Local SEO Tips PT 4 of 3 - “san diego seo”

Meta: October 02 2008 // Local SEO // 9 Comments

Almost a month ago I created a website called SEO by the Hour. I created this site because I am in the SEO/internet marketing community and I felt the need to possess a website that represented my resume or skill-set. I love my current job and make plenty of money to get by. However I figured it couldn’t hurt to create a site adverting my skills (it would also be nice to be the #1 SEO Specialist; at least according to Google & Yahoo.)Two weeks ago (between 2 of my Local SEO posts Off-Profile SEO Linking & Finalizing Your Profile) I decided to apply everything I blogged about by creating a page targeting “San Diego SEO” and here are the results if you Google search “san dego seo” (at least w/my ip);

San Diego SEO

Let me explain to you exactly what I did:

Referencing my San Diego SEO Business Profile on Google & my San Diego SEO Web page on SEO by the Hour.

One Page Optimization

  • Title Tag: San Diego SEO: SEO Specialist in San Diego, California

  • META Description: Freelance SEO San Diego - James Harrison; a San Diego SEO Specialist has been providing excellent customer service and superior SEO services to many local San Diego companies.
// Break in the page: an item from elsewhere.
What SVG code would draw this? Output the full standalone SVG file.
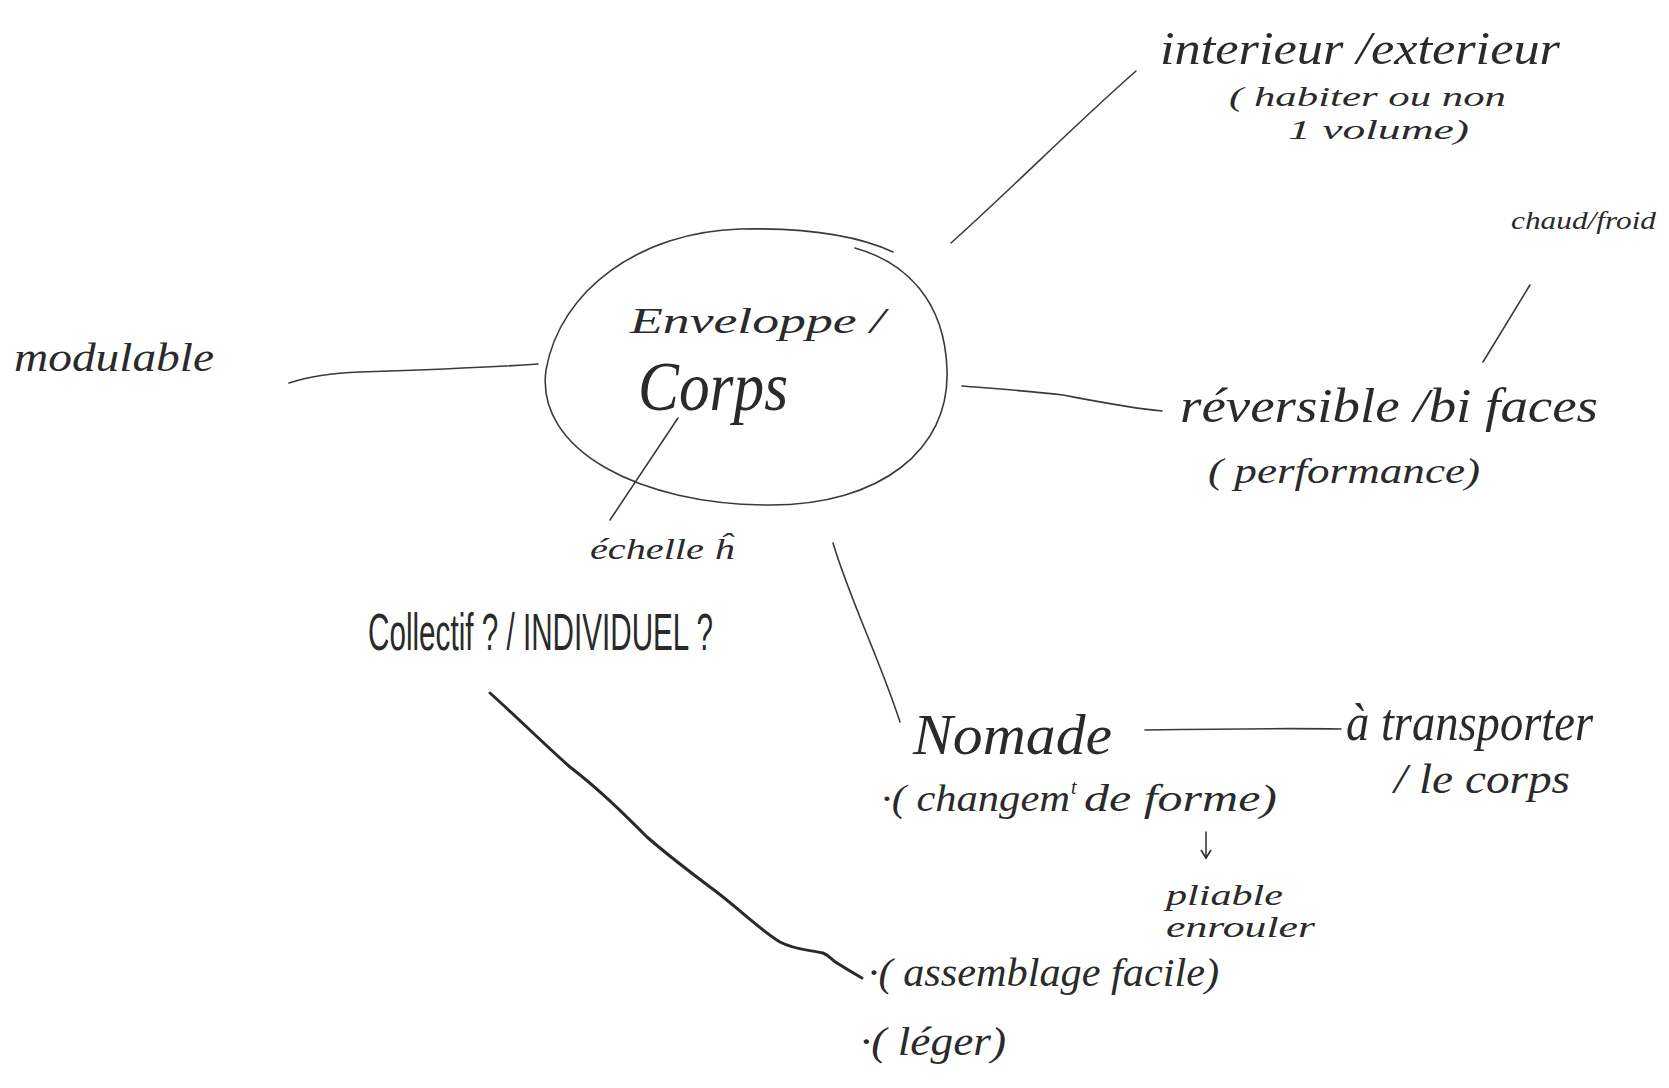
<svg xmlns="http://www.w3.org/2000/svg" width="1669" height="1088" viewBox="0 0 1669 1088">
<defs>
<style>
.t{font-family:"Liberation Serif",serif;font-style:italic;fill:#2a2a2a}
.p{font-family:"Liberation Sans",sans-serif;fill:#2a2a2a}
.c{fill:none;stroke:#3a3a3a;stroke-width:1.6;stroke-linecap:round;stroke-linejoin:round}
.thick{stroke:#2a2a2a;stroke-width:3}
</style>
<marker id="arr" viewBox="0 0 12 12" refX="11" refY="6" markerWidth="12" markerHeight="12" markerUnits="userSpaceOnUse" orient="auto">
<path d="M3,1 L11,6 L3,11" fill="none" stroke="#2a2a2a" stroke-width="1.6"/>
</marker>
</defs>
<rect width="1669" height="1088" fill="#ffffff"/>

<g id="connectors">
<path class="c" d="M951,243 C1010,190 1080,120 1136,71"/>
<path class="c" d="M1530,285 L1483,362"/>
<path class="c" d="M289,383 C310,376 330,373 360,372 C420,370 480,368 538,364"/>
<path class="c" d="M962,386 C1000,389 1030,391 1063,395 C1100,402 1130,408 1162,411"/>
<path class="c" d="M678,418 L610,520"/>
<path class="c" d="M833,543 C850,600 880,660 900,722"/>
<path class="c" d="M1145,730 C1210,729 1280,728 1341,729"/>
<path class="c" d="M1206,832 L1206,858" marker-end="url(#arr)"/>
<path class="c thick" d="M490,693 C520,720 545,745 570,767 C600,790 625,815 647,837 C670,857 690,872 710,887 C735,905 760,930 780,942 C795,950 810,950 823,953 C830,956 832,960 837,963 C848,970 855,974 862,978"/>
</g>

<g id="node-centre">
<path class="c" d="M893,252 C850,232 790,228 740,229 C640,232 560,290 546,370 C535,450 640,505 770,505 C880,505 950,450 947,370 C945,300 905,262 855,248"/>
<text class="t" x="630" y="333" font-size="36" textLength="255" lengthAdjust="spacingAndGlyphs">Enveloppe /</text>
<text class="t" x="638" y="410" font-size="70" textLength="150" lengthAdjust="spacingAndGlyphs">Corps</text>
</g>

<g id="node-interieur">
<text class="t" x="1160" y="64" font-size="46" textLength="400" lengthAdjust="spacingAndGlyphs">interieur /exterieur</text>
<text class="t" x="1229" y="106" font-size="28" textLength="277" lengthAdjust="spacingAndGlyphs">( habiter ou non</text>
<text class="t" x="1288" y="139" font-size="28" textLength="181" lengthAdjust="spacingAndGlyphs">1 volume)</text>
</g>

<g id="node-chaud">
<text class="t" x="1511" y="229" font-size="26" textLength="145" lengthAdjust="spacingAndGlyphs">chaud/froid</text>
</g>

<g id="node-modulable">
<text class="t" x="14" y="371" font-size="40" textLength="200" lengthAdjust="spacingAndGlyphs">modulable</text>
</g>

<g id="node-reversible">
<text class="t" x="1180" y="422" font-size="48" textLength="418" lengthAdjust="spacingAndGlyphs">réversible /bi faces</text>
<text class="t" x="1208" y="483" font-size="36" textLength="272" lengthAdjust="spacingAndGlyphs">( performance)</text>
</g>

<g id="node-echelle">
<text class="t" x="590" y="559" font-size="30" textLength="144" lengthAdjust="spacingAndGlyphs">échelle ĥ</text>
</g>

<g id="node-collectif">
<text class="p" x="368" y="650" font-size="52" textLength="345" lengthAdjust="spacingAndGlyphs">Collectif ? / INDIVIDUEL ?</text>
</g>

<g id="node-nomade">
<text class="t" x="913" y="754" font-size="58" textLength="199" lengthAdjust="spacingAndGlyphs">Nomade</text>
<text class="t" x="881" y="811" font-size="38" textLength="189" lengthAdjust="spacingAndGlyphs">·( changem</text>
<text class="t" x="1071" y="794" font-size="20">t</text>
<text class="t" x="1084" y="811" font-size="38" textLength="193" lengthAdjust="spacingAndGlyphs">de forme)</text>
</g>

<g id="node-transporter">
<text class="t" x="1346" y="740" font-size="52" textLength="247" lengthAdjust="spacingAndGlyphs">à transporter</text>
<text class="t" x="1394" y="793" font-size="42" textLength="176" lengthAdjust="spacingAndGlyphs">/ le corps</text>
</g>

<g id="node-pliable">
<text class="t" x="1166" y="905" font-size="30" textLength="117" lengthAdjust="spacingAndGlyphs">pliable</text>
<text class="t" x="1166" y="937" font-size="30" textLength="149" lengthAdjust="spacingAndGlyphs">enrouler</text>
</g>

<g id="node-assemblage">
<text class="t" x="868" y="986" font-size="40" textLength="351" lengthAdjust="spacingAndGlyphs">·( assemblage facile)</text>
</g>

<g id="node-leger">
<text class="t" x="860" y="1055" font-size="40" textLength="146" lengthAdjust="spacingAndGlyphs">·( léger)</text>
</g>
</svg>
Contact SEO by the Hour today for a free SEO quote. - San Diego SEO Specialist -

  • META Keywords: seo in san diego, san diego seo, southern california, san diego ca, 92109, seo specialist, seo, james harrison, sunny san diego

  • Headings: <H1>San Diego SEO Specialist</h1> <h1>Call SEO by the Hour Today!</h1> <h1>Where in San Diego Am I located?</h1>

  • Under the 1st H1 I mention San Diego in bold in the 1st sentence (prominence). I also mention San Diego in the 2, 4 and 5th sentence also with the last San Diego bolded. I also tried to add content that supported San Diego like ‘Sea World’, ‘California’, ‘beach’, etc.

  • Under the 2nd H1 I made sure San Diego was in my first sentence and I bolded SEO (because SEO was in the 2nd H1 tag. Get it? SEO heading San Diego SEO content). I also mentioned 2 phone numbers, both with San Diego area codes. I made sure these numbers matched my business profile.

  • Under the 3rd H1 I mentioned San Diego and surrounding areas just above a map from my local business profile.

  • ***Notice how I keep bolding phrases that relate to the H1’s. Also note that the map is a Google map ;)

  • Under the last H1 titled “Where in San Diego Am I Located“, I have a link pointing to my SEO business profile, a “where” link pointing to my business profile map and an internal link to another SEO page with “SEO” in the anchor text.

  • In the Footer I added my address and made sure the zip code was listed.

Off Page Optimization

  • I linked to it from my San Diego SEO blog. The link’s anchor text was “SEO Specialist located in San Diego, CA.” The title of that post is “SEO Specialist“. The URL is http://blogoptimizer.blogspot.com/2008/09/seo-specialist.html
  • I linked to it from the home page of SEO by the Hour with a link titled “San Diego SEO“. Simple, right?
  • The domain has several SEO and San Diego SEO related links pointing it and some of those pages have ’san diego’ in the title tag.
  • You can visit my SEO Business profile on Google to see how I optimized it.

So, there you go. If you are a business with an actual company location, build a page strictly for local biz and start getting biz through Google fast!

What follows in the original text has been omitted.